Pero el progreso humano no se limita a lo complejos y potentes que sean nuestros dispositivos tecnológicos. Existen muchos otros factores que influyen.
En el contexto del progreso, la tecnología se entiende mejor a través del prisma de los sistemas complejos. Tenemos que considerar las ramificaciones de una tecnología en la medida en que impregna la sociedad, cómo da forma a nuestra organización, nuestras interacciones y mentalidades.
Al igual que un ecologista lee las relaciones que componen un ecosistema, nuestra percepción de la «tecnología del automóvil» debe incluir la dependencia del petróleo, las autopistas, el aparcamiento en las ciudades, el comportamiento de los conductores en las carreteras hacia los demás y las leyes que hemos establecido para mantenerla.

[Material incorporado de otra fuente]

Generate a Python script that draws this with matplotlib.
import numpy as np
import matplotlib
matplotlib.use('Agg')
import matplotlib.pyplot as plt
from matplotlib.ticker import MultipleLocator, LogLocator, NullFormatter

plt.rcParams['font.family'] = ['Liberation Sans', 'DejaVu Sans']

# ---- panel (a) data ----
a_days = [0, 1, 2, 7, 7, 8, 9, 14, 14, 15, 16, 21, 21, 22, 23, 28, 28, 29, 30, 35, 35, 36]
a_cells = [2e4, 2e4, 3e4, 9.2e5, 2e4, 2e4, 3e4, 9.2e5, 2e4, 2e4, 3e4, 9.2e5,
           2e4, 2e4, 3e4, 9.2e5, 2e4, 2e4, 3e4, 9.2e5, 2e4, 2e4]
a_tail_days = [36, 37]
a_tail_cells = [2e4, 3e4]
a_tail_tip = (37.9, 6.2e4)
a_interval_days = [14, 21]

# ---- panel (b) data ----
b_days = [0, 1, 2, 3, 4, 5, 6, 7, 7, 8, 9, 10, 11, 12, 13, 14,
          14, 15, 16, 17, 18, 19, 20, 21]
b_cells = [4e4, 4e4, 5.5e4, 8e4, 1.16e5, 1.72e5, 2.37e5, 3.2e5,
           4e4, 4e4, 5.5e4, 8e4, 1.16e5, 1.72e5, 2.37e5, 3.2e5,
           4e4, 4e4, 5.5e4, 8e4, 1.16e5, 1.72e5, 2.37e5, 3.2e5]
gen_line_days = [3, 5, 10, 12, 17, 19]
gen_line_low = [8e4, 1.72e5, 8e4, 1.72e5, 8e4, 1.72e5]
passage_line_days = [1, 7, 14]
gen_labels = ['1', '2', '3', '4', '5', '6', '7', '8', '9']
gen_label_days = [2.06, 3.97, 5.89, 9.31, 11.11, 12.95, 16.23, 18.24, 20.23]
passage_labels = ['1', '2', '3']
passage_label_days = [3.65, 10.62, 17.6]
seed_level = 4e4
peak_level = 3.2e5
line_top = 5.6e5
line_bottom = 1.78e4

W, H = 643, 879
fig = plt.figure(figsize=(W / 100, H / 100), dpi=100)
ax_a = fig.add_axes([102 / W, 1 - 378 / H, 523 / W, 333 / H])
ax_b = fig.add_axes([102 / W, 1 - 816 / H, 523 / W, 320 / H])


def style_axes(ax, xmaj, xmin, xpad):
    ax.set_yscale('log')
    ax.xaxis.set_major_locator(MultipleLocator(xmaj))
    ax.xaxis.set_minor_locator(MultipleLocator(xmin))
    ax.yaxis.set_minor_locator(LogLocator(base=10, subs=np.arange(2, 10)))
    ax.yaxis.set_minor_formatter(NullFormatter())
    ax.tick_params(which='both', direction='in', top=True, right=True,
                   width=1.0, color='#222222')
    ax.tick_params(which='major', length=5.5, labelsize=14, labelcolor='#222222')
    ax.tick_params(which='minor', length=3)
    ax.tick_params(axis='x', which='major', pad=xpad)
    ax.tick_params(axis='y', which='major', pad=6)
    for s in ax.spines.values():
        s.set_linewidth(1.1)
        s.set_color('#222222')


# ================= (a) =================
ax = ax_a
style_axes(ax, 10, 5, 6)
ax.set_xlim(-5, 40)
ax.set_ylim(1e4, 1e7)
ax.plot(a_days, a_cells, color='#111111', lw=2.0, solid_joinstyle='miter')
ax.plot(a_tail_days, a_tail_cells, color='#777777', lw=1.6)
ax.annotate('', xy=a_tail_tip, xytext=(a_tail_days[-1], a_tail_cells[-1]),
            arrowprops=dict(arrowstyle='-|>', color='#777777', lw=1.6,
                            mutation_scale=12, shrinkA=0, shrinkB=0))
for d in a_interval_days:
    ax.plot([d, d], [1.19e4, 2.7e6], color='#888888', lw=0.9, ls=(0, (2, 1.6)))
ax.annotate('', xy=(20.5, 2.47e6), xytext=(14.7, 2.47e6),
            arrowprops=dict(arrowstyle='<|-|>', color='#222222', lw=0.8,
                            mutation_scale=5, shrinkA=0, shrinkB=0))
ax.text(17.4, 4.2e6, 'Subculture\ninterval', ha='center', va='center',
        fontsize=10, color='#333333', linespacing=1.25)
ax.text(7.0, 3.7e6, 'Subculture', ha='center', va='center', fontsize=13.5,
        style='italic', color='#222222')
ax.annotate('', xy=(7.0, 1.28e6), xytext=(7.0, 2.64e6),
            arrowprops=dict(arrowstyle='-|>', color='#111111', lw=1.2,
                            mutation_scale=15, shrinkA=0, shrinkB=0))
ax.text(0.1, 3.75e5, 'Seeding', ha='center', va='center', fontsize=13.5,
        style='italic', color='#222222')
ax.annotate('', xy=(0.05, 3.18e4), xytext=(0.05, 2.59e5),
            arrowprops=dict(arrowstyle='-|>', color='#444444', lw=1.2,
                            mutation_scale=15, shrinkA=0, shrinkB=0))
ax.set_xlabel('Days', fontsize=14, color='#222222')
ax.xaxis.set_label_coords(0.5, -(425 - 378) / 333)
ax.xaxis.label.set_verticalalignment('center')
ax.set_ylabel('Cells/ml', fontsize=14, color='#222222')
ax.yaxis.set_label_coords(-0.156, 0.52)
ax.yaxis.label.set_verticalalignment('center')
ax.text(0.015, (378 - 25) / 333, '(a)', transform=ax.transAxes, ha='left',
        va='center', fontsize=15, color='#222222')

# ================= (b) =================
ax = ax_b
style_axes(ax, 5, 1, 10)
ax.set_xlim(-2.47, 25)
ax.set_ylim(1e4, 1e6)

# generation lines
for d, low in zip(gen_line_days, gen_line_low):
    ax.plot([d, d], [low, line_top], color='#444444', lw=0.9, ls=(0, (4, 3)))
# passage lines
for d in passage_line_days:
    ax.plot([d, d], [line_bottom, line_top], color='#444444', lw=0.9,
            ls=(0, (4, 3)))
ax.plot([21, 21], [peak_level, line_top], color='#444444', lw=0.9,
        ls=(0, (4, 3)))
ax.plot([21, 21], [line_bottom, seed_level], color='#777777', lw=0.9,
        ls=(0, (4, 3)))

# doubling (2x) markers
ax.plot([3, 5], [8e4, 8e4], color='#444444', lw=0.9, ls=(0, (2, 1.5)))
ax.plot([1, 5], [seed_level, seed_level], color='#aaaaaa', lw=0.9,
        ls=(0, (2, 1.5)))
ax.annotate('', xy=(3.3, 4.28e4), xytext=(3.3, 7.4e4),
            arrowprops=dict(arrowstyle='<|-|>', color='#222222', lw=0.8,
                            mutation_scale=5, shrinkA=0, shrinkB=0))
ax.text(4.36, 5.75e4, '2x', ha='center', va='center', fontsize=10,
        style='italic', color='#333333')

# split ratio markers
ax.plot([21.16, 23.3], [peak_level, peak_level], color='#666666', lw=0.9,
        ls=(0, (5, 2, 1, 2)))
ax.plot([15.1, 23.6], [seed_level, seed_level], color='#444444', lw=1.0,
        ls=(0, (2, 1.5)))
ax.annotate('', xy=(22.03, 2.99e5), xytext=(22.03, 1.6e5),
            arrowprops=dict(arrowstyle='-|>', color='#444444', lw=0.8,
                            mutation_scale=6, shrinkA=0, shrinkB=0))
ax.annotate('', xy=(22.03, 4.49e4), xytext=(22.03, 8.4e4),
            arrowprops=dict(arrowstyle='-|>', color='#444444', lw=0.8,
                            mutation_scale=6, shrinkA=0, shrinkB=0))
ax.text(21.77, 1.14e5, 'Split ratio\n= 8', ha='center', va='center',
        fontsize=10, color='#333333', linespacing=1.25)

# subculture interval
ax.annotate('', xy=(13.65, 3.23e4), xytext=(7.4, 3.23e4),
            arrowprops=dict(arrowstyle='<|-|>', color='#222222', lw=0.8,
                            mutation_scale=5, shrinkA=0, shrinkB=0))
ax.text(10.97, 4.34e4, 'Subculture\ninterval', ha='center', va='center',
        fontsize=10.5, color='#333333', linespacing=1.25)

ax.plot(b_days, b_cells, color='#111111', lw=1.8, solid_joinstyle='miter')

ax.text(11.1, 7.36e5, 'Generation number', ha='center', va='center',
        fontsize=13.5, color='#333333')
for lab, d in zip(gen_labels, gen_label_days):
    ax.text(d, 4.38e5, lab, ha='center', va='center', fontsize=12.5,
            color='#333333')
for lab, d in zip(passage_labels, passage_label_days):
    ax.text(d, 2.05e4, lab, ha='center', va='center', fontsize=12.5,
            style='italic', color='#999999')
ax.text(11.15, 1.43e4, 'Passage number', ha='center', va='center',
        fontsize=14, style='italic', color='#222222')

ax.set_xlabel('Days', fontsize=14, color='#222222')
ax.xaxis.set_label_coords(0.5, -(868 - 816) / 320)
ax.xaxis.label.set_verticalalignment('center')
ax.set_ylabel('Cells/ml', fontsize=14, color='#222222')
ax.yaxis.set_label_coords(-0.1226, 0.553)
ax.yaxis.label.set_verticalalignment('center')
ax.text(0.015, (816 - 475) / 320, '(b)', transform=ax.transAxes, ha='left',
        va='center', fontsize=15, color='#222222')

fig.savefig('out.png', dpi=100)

El concepto de «cruzar la calle sin respetar», por ejemplo, forma parte de la «tecnología del automóvil» actual. El delito de cruzar una calle sin respetar el dominio de los coches fue inventado por la industria del automóvil en los años 20, que presionó mucho para definir las calles como un lugar para los coches, no para las personas. Nuestra tecnología automovilística actual también se define por la restricción de movimiento que impone a las personas.
Cuando empezamos a ver la tecnología a través de la lente de los sistemas, queda claro que el auténtico progreso impulsado por la tecnología se centrará en hacer frente a la complejidad acelerada del mundo actual, no en aumentar la complejidad de nuestras herramientas.
En las ciudades, la ciclologística está demostrando, de forma lenta pero segura, que las bicicletas de carga pueden superar a las furgonetas de reparto en las ciudades, y que tienen el potencial de transformar fundamentalmente las ciudades (el auge de las entregas del comercio electrónico ha hecho que las furgonetas sean uno de los peores actores en las ciudades, con efectos desproporcionados en la congestión, la contaminación, el espacio urbano y las víctimas de la carretera).
Aunque es poco probable que las bicicletas de carga como tal cambien de forma drástica, su potencial sigue sin aprovecharse en gran medida. Una de las razones de ello son las limitaciones de la tecnología de las furgonetas que organizan las entregas urbanas. Los mejores algoritmos de IA no son capaces actualmente de modelar la agilidad de las bicicletas de carga como vehículos logísticos, ni las operaciones dinámicas que permiten en entornos urbanos complejos e inciertos. Los programas informáticos capaces de optimizar dinámicamente los escenarios en los que las furgonetas «reabastecen» a las bicicletas de carga a lo largo del día están aún en pañales.
Del mismo modo, los científicos han desarrollado nuevos algoritmos para hacer crecer de forma eficiente las redes de bicicletas en las ciudades utilizando datos. También en este caso, el núcleo de la innovación no radica en revolucionar la bicicleta, sino en organizar de forma inteligente los flujos de movilidad urbana.
Aunque estos cambios pueden ser más difíciles de percibir, su impacto medible en los desplazamientos de las personas y en la accesibilidad son dignos de mención y, sin duda, signos de progreso.
A pesar de las reticencias de los tecnólogos, las bicicletas pueden estar en el centro de la revolución tecnológica que necesitan las ciudades. Quizá sólo sea necesario que utilicemos una lente diferente.